▼

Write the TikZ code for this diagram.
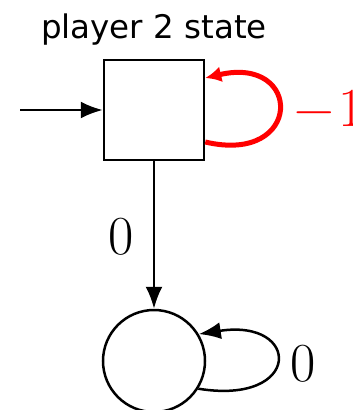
\documentclass[tikz,border=0pt]{standalone}
\usepackage{fontspec}
\setsansfont{DejaVu Sans}
\usetikzlibrary{positioning,arrows.meta}

\begin{document}
\begin{tikzpicture}[x=1pt, y=-1pt,
  st/.style={draw, line width=2.5pt, inner sep=0pt},
  edg/.style={line width=2.5pt, -{Latex[length=22pt,width=17pt]}},
  lbl/.style={inner sep=0pt, font=\rmfamily\fontsize{55}{60}\selectfont}]
\useasboundingbox (0,0) rectangle (353,410);
\node[st, rectangle, minimum size=100pt] (sq) at (154,110) {};
\node[st, circle, minimum size=102pt] (ci) at (154,361) {};
\node[inner sep=0pt, font=\sffamily\fontsize{32.5}{36}\selectfont, above=13pt of sq] (ttl) {player 2 state};
\coordinate (in) at (20,110);
\draw[edg] (in) -- (sq.west);
\draw[edg] (sq.south) -- (ci.north);
\draw[red, line width=5pt, -{Latex[length=16pt,width=16pt]}]
  ([yshift=-32pt]sq.east) .. controls +(98,23) and +(98,-23) .. ([yshift=32pt]sq.east);
\draw[edg] (ci.-32) .. controls +(104,17) and +(103,-16) .. (ci.31);
\node[lbl, red, anchor=base west] (l1) at (294,126) {−\kern5pt1};
\node[lbl, anchor=base west] (l2) at (108,254) {0};
\node[lbl, anchor=base west] (l3) at (290,381) {0};
\end{tikzpicture}
\end{document}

▲

» **Written request**
All of the data above should be quoted exactly, except for the pictures.

» **Exercise solution**
Write the TikZ code for this diagram.
\documentclass[tikz,border=0pt]{standalone}
\usepackage{fontspec}
\setsansfont{DejaVu Sans}
\usetikzlibrary{positioning,arrows.meta}

\begin{document}
\begin{tikzpicture}[x=1pt, y=-1pt,
  st/.style={draw, line width=2.5pt, inner sep=0pt},
  edg/.style={line width=2.5pt, -{Latex[length=22pt,width=17pt]}},
  lbl/.style={inner sep=0pt, font=\rmfamily\fontsize{55}{60}\selectfont}]
\useasboundingbox (0,0) rectangle (353,410);
\node[st, rectangle, minimum size=100pt] (sq) at (154,110) {};
\node[st, circle, minimum size=102pt] (ci) at (154,361) {};
\node[inner sep=0pt, font=\sffamily\fontsize{32.5}{36}\selectfont, above=13pt of sq] (ttl) {player 2 state};
\coordinate (in) at (20,110);
\draw[edg] (in) -- (sq.west);
\draw[edg] (sq.south) -- (ci.north);
\draw[red, line width=5pt, -{Latex[length=16pt,width=16pt]}]
  ([yshift=-32pt]sq.east) .. controls +(98,23) and +(98,-23) .. ([yshift=32pt]sq.east);
\draw[edg] (ci.-32) .. controls +(104,17) and +(103,-16) .. (ci.31);
\node[lbl, red, anchor=base west] (l1) at (294,126) {−\kern5pt1};
\node[lbl, anchor=base west] (l2) at (108,254) {0};
\node[lbl, anchor=base west] (l3) at (290,381) {0};
\end{tikzpicture}
\end{document}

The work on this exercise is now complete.